## Data block
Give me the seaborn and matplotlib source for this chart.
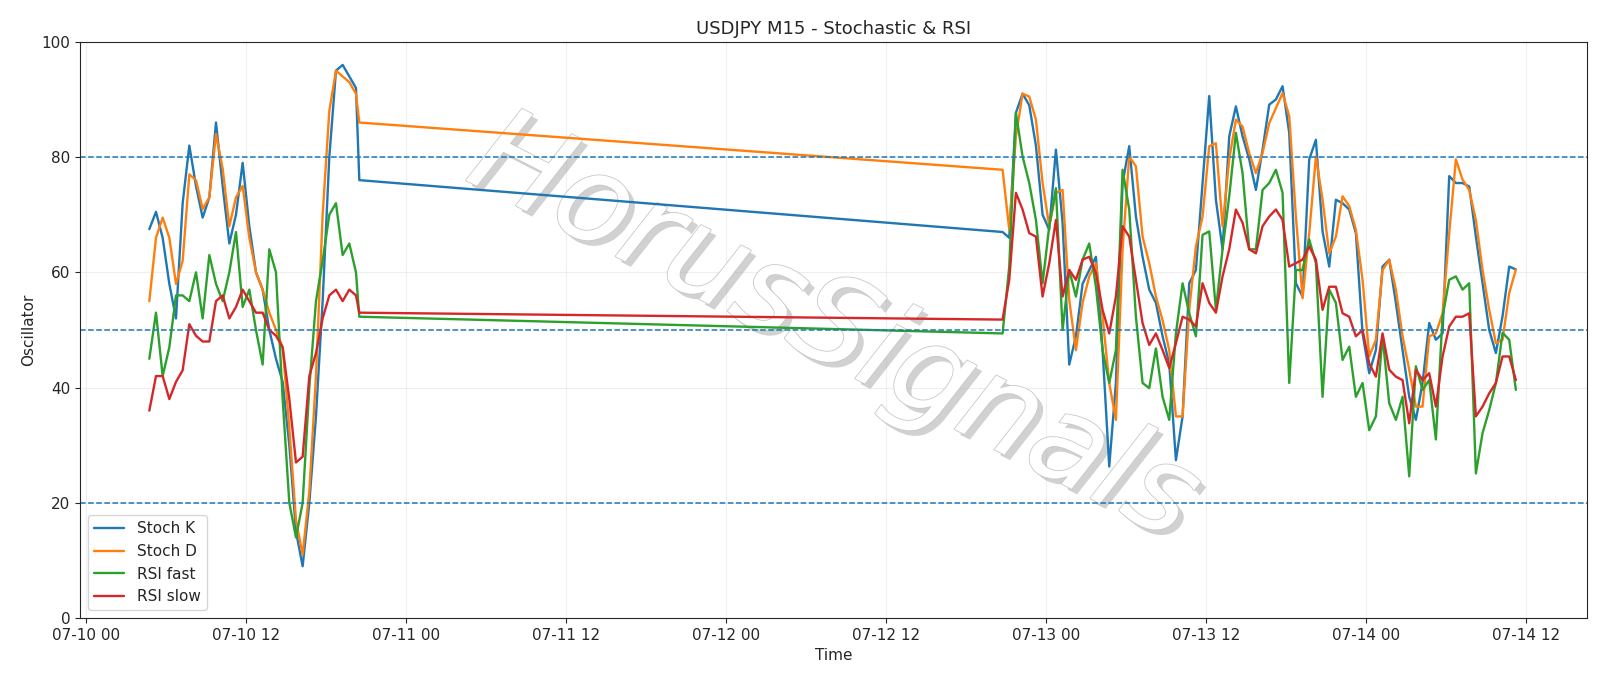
import pandas as pd
import numpy as np
import matplotlib
matplotlib.use("Agg")
import matplotlib.pyplot as plt
import matplotlib.dates as mdates
import matplotlib.patheffects as pe
import seaborn as sns

# segment 1: 07-10 04:45 -> 20:30, segment 2: 07-12 20:45 -> 07-14 11:15 (30-min samples)
seg1_k = [67.5, 70.5, 66, 58, 52, 72, 82, 75, 69.5, 73, 86, 75, 65, 70, 79, 68, 60,
          57, 50, 45, 41, 30, 15, 9, 20, 35, 55, 80, 95, 96, 94, 92, 76]
seg1_d = [55, 66, 69.5, 66, 58, 62, 77, 76, 71, 73, 84, 78, 68, 73, 75, 66, 60,
          57, 53, 50, 47, 33, 17, 11, 22, 42, 70, 88, 95, 94, 93, 91, 86]
seg1_rf = [45, 53, 42, 47, 56, 56, 55, 60, 52, 63, 58, 55, 60, 67, 54, 57, 50,
           44, 64, 60, 38, 20, 14, 20, 40, 55, 62, 70, 72, 63, 65, 60, 52.3]
seg1_rs = [36, 42, 42, 38, 41, 43, 51, 49, 48, 48, 55, 56, 52, 54, 57, 55, 53,
           53, 50, 49, 47, 38, 27, 28, 42, 46, 52, 56, 57, 55, 57, 56, 53]

seg2_k = [67, 66, 87.7, 91, 89, 82, 70, 67.4, 81.3, 68.6, 44, 48.9, 58, 60.4, 62.7, 46.5,
          26.3, 40.8, 75.5, 81.9, 69.7, 62.7,
          57, 54.7, 48.9, 44.2, 27.4, 35, 58.1, 60.4, 75.5, 90.6, 72.6, 64, 83.6, 88.8, 83.6,
          79.6, 74.3, 81.3, 89.1, 90, 92.3, 84.2, 58.1, 55.8, 79.6, 83,
          67.1, 61, 72.6, 72, 70.9, 66.8, 49.4, 42.5, 46.5, 61, 62.2, 54.7, 46.5, 38.4,
          34.4, 40.8, 51.2, 48.3, 49.4, 76.7, 75.5, 75.5, 74.9, 66.2, 58.1, 50, 46,
          52.4, 61, 60.5]
seg2_d = [77.8, 67.4, 83.6, 91, 90.5, 86.5, 75.5, 68, 73.8, 74.3, 55.2, 46.5, 54.7, 59.3,
          61.6, 52.3, 40.8, 34.4, 64, 80.1, 78.4, 66.2,
          61.6, 55.8, 51.7, 46.5, 35, 35, 53.5, 64.5, 69.7, 81.9, 82.4, 68, 79.6, 86.5, 85.3,
          80.7, 77.2, 80.7, 85.9, 88.5, 91.1, 87.1, 69.7, 55.5, 66.8, 80.1,
          72.6, 63.3, 66.2, 73.2, 71.5, 67.4, 58.7, 45.4, 48.3, 60.4, 62.2, 57, 48.9, 43.1,
          36.7, 36.7, 48.9, 49.4, 52.9, 66.8, 79.6, 76.1, 74.3, 69.1, 60.4, 53.5, 47.7,
          48.3, 56.4, 60.5]
seg2_rf = [49.4, 61, 87.7, 80.1, 75.5, 69.1, 58.1, 68, 74.6, 50, 60.4, 55.8, 62.2, 65,
           57.5, 46.5, 40.8, 46.5, 77.8, 70.9, 52.3, 40.8,
           39.9, 46.8, 38.4, 34.4, 49.4, 58.1, 52.9, 48.9, 66.5, 67.1, 53.5, 64, 73.2, 84.2,
           77.2, 64, 64, 74.3, 75.5, 77.8, 73.8, 40.8, 60.4, 60.4, 65.7, 61.6,
           38.4, 57, 54.7, 44.8, 47.1, 38.4, 40.8, 32.6, 35, 48.9, 37.3, 34.4, 38.4, 24.6,
           43.7, 39.6, 41.3, 31, 52.3, 58.7, 59.3, 57, 58.1, 25.1, 32.1, 36.1, 40.8,
           49.5, 48.3, 39.6]
seg2_rs = [51.8, 58.7, 73.8, 70.9, 66.8, 66.2, 55.8, 61.6, 69.1, 55.8, 60.4, 58.7, 62.2,
           62.7, 59.9, 53.5, 49.4, 55.8, 68, 66.2, 58.7, 51.2,
           47.4, 49.4, 46.5, 43.4, 47.7, 52.3, 51.8, 50.6, 58.1, 54.7, 53, 59.3, 64, 70.9,
           68.6, 64, 63.3, 68, 69.7, 70.9, 69.1, 61, 61.6, 62.2, 64.5, 62.2,
           53.5, 57.5, 57.5, 52.9, 52.3, 48.9, 50, 44.2, 41.9, 49.4, 43.1, 41.9, 41.3, 33.8,
           43.1, 41.3, 42.5, 36.7, 45.4, 50.6, 52.3, 52.3, 52.9, 35, 36.7, 39, 40.8,
           45.4, 45.4, 41.3]

t1 = list(pd.date_range("2025-07-10 04:45", periods=32, freq="30min")) + [pd.Timestamp("2025-07-10 20:30")]
t2 = list(pd.date_range("2025-07-12 20:45", periods=78, freq="30min"))

df = pd.DataFrame({
    "Time": t1 + t2,
    "Stoch K": seg1_k + seg2_k,
    "Stoch D": seg1_d + seg2_d,
    "RSI fast": seg1_rf + seg2_rf,
    "RSI slow": seg1_rs + seg2_rs,
})
long_df = df.melt(id_vars="Time", var_name="series", value_name="Oscillator")

sns.set_style("ticks")
fig, ax = plt.subplots(figsize=(16, 6.86), dpi=100)
fig.subplots_adjust(left=0.05, right=0.992, top=0.939, bottom=0.099)

sns.lineplot(data=long_df, x="Time", y="Oscillator", hue="series",
             palette=["#1f77b4", "#ff7f0e", "#2ca02c", "#d62728"], linewidth=1.7, ax=ax)

for lvl in (20, 50, 80):
    ax.axhline(lvl, color="#1f77b4", linestyle="--", linewidth=1.1)

ax.grid(True, alpha=0.3)
ax.set_ylim(0, 100)
ax.set_xlim(pd.Timestamp("2025-07-09 23:33"), pd.Timestamp("2025-07-14 16:36"))
ax.xaxis.set_major_locator(mdates.HourLocator(byhour=[0, 12]))
ax.xaxis.set_major_formatter(mdates.DateFormatter("%m-%d %H"))
ax.tick_params(labelsize=11)
ax.set_title("USDJPY M15 - Stochastic & RSI", fontsize=13)
ax.set_xlabel("Time", fontsize=11)
ax.set_ylabel("Oscillator", fontsize=11)
ax.legend(loc="lower left", fontsize=11, title=None)
for s in ax.spines.values():
    s.set_visible(True)

ax.text(0.5, 0.5, "HorusSignals", transform=ax.transAxes, fontsize=88, style="italic",
        fontweight="light", color="white", rotation=-27, ha="center", va="center", zorder=1,
        path_effects=[pe.withSimplePatchShadow(offset=(4, -4), shadow_rgbFace="#999999", alpha=0.45),
                      pe.Stroke(linewidth=1.2, foreground="#c8c8c8"), pe.Normal()])

fig.savefig("out.png", dpi=100)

## Given task
Without the pictures, repeat the listing above exactly.

## Correct result
Give me the seaborn and matplotlib source for this chart.
import pandas as pd
import numpy as np
import matplotlib
matplotlib.use("Agg")
import matplotlib.pyplot as plt
import matplotlib.dates as mdates
import matplotlib.patheffects as pe
import seaborn as sns

# segment 1: 07-10 04:45 -> 20:30, segment 2: 07-12 20:45 -> 07-14 11:15 (30-min samples)
seg1_k = [67.5, 70.5, 66, 58, 52, 72, 82, 75, 69.5, 73, 86, 75, 65, 70, 79, 68, 60,
          57, 50, 45, 41, 30, 15, 9, 20, 35, 55, 80, 95, 96, 94, 92, 76]
seg1_d = [55, 66, 69.5, 66, 58, 62, 77, 76, 71, 73, 84, 78, 68, 73, 75, 66, 60,
          57, 53, 50, 47, 33, 17, 11, 22, 42, 70, 88, 95, 94, 93, 91, 86]
seg1_rf = [45, 53, 42, 47, 56, 56, 55, 60, 52, 63, 58, 55, 60, 67, 54, 57, 50,
           44, 64, 60, 38, 20, 14, 20, 40, 55, 62, 70, 72, 63, 65, 60, 52.3]
seg1_rs = [36, 42, 42, 38, 41, 43, 51, 49, 48, 48, 55, 56, 52, 54, 57, 55, 53,
           53, 50, 49, 47, 38, 27, 28, 42, 46, 52, 56, 57, 55, 57, 56, 53]

seg2_k = [67, 66, 87.7, 91, 89, 82, 70, 67.4, 81.3, 68.6, 44, 48.9, 58, 60.4, 62.7, 46.5,
          26.3, 40.8, 75.5, 81.9, 69.7, 62.7,
          57, 54.7, 48.9, 44.2, 27.4, 35, 58.1, 60.4, 75.5, 90.6, 72.6, 64, 83.6, 88.8, 83.6,
          79.6, 74.3, 81.3, 89.1, 90, 92.3, 84.2, 58.1, 55.8, 79.6, 83,
          67.1, 61, 72.6, 72, 70.9, 66.8, 49.4, 42.5, 46.5, 61, 62.2, 54.7, 46.5, 38.4,
          34.4, 40.8, 51.2, 48.3, 49.4, 76.7, 75.5, 75.5, 74.9, 66.2, 58.1, 50, 46,
          52.4, 61, 60.5]
seg2_d = [77.8, 67.4, 83.6, 91, 90.5, 86.5, 75.5, 68, 73.8, 74.3, 55.2, 46.5, 54.7, 59.3,
          61.6, 52.3, 40.8, 34.4, 64, 80.1, 78.4, 66.2,
          61.6, 55.8, 51.7, 46.5, 35, 35, 53.5, 64.5, 69.7, 81.9, 82.4, 68, 79.6, 86.5, 85.3,
          80.7, 77.2, 80.7, 85.9, 88.5, 91.1, 87.1, 69.7, 55.5, 66.8, 80.1,
          72.6, 63.3, 66.2, 73.2, 71.5, 67.4, 58.7, 45.4, 48.3, 60.4, 62.2, 57, 48.9, 43.1,
          36.7, 36.7, 48.9, 49.4, 52.9, 66.8, 79.6, 76.1, 74.3, 69.1, 60.4, 53.5, 47.7,
          48.3, 56.4, 60.5]
seg2_rf = [49.4, 61, 87.7, 80.1, 75.5, 69.1, 58.1, 68, 74.6, 50, 60.4, 55.8, 62.2, 65,
           57.5, 46.5, 40.8, 46.5, 77.8, 70.9, 52.3, 40.8,
           39.9, 46.8, 38.4, 34.4, 49.4, 58.1, 52.9, 48.9, 66.5, 67.1, 53.5, 64, 73.2, 84.2,
           77.2, 64, 64, 74.3, 75.5, 77.8, 73.8, 40.8, 60.4, 60.4, 65.7, 61.6,
           38.4, 57, 54.7, 44.8, 47.1, 38.4, 40.8, 32.6, 35, 48.9, 37.3, 34.4, 38.4, 24.6,
           43.7, 39.6, 41.3, 31, 52.3, 58.7, 59.3, 57, 58.1, 25.1, 32.1, 36.1, 40.8,
           49.5, 48.3, 39.6]
seg2_rs = [51.8, 58.7, 73.8, 70.9, 66.8, 66.2, 55.8, 61.6, 69.1, 55.8, 60.4, 58.7, 62.2,
           62.7, 59.9, 53.5, 49.4, 55.8, 68, 66.2, 58.7, 51.2,
           47.4, 49.4, 46.5, 43.4, 47.7, 52.3, 51.8, 50.6, 58.1, 54.7, 53, 59.3, 64, 70.9,
           68.6, 64, 63.3, 68, 69.7, 70.9, 69.1, 61, 61.6, 62.2, 64.5, 62.2,
           53.5, 57.5, 57.5, 52.9, 52.3, 48.9, 50, 44.2, 41.9, 49.4, 43.1, 41.9, 41.3, 33.8,
           43.1, 41.3, 42.5, 36.7, 45.4, 50.6, 52.3, 52.3, 52.9, 35, 36.7, 39, 40.8,
           45.4, 45.4, 41.3]

t1 = list(pd.date_range("2025-07-10 04:45", periods=32, freq="30min")) + [pd.Timestamp("2025-07-10 20:30")]
t2 = list(pd.date_range("2025-07-12 20:45", periods=78, freq="30min"))

df = pd.DataFrame({
    "Time": t1 + t2,
    "Stoch K": seg1_k + seg2_k,
    "Stoch D": seg1_d + seg2_d,
    "RSI fast": seg1_rf + seg2_rf,
    "RSI slow": seg1_rs + seg2_rs,
})
long_df = df.melt(id_vars="Time", var_name="series", value_name="Oscillator")

sns.set_style("ticks")
fig, ax = plt.subplots(figsize=(16, 6.86), dpi=100)
fig.subplots_adjust(left=0.05, right=0.992, top=0.939, bottom=0.099)

sns.lineplot(data=long_df, x="Time", y="Oscillator", hue="series",
             palette=["#1f77b4", "#ff7f0e", "#2ca02c", "#d62728"], linewidth=1.7, ax=ax)

for lvl in (20, 50, 80):
    ax.axhline(lvl, color="#1f77b4", linestyle="--", linewidth=1.1)

ax.grid(True, alpha=0.3)
ax.set_ylim(0, 100)
ax.set_xlim(pd.Timestamp("2025-07-09 23:33"), pd.Timestamp("2025-07-14 16:36"))
ax.xaxis.set_major_locator(mdates.HourLocator(byhour=[0, 12]))
ax.xaxis.set_major_formatter(mdates.DateFormatter("%m-%d %H"))
ax.tick_params(labelsize=11)
ax.set_title("USDJPY M15 - Stochastic & RSI", fontsize=13)
ax.set_xlabel("Time", fontsize=11)
ax.set_ylabel("Oscillator", fontsize=11)
ax.legend(loc="lower left", fontsize=11, title=None)
for s in ax.spines.values():
    s.set_visible(True)

ax.text(0.5, 0.5, "HorusSignals", transform=ax.transAxes, fontsize=88, style="italic",
        fontweight="light", color="white", rotation=-27, ha="center", va="center", zorder=1,
        path_effects=[pe.withSimplePatchShadow(offset=(4, -4), shadow_rgbFace="#999999", alpha=0.45),
                      pe.Stroke(linewidth=1.2, foreground="#c8c8c8"), pe.Normal()])

fig.savefig("out.png", dpi=100)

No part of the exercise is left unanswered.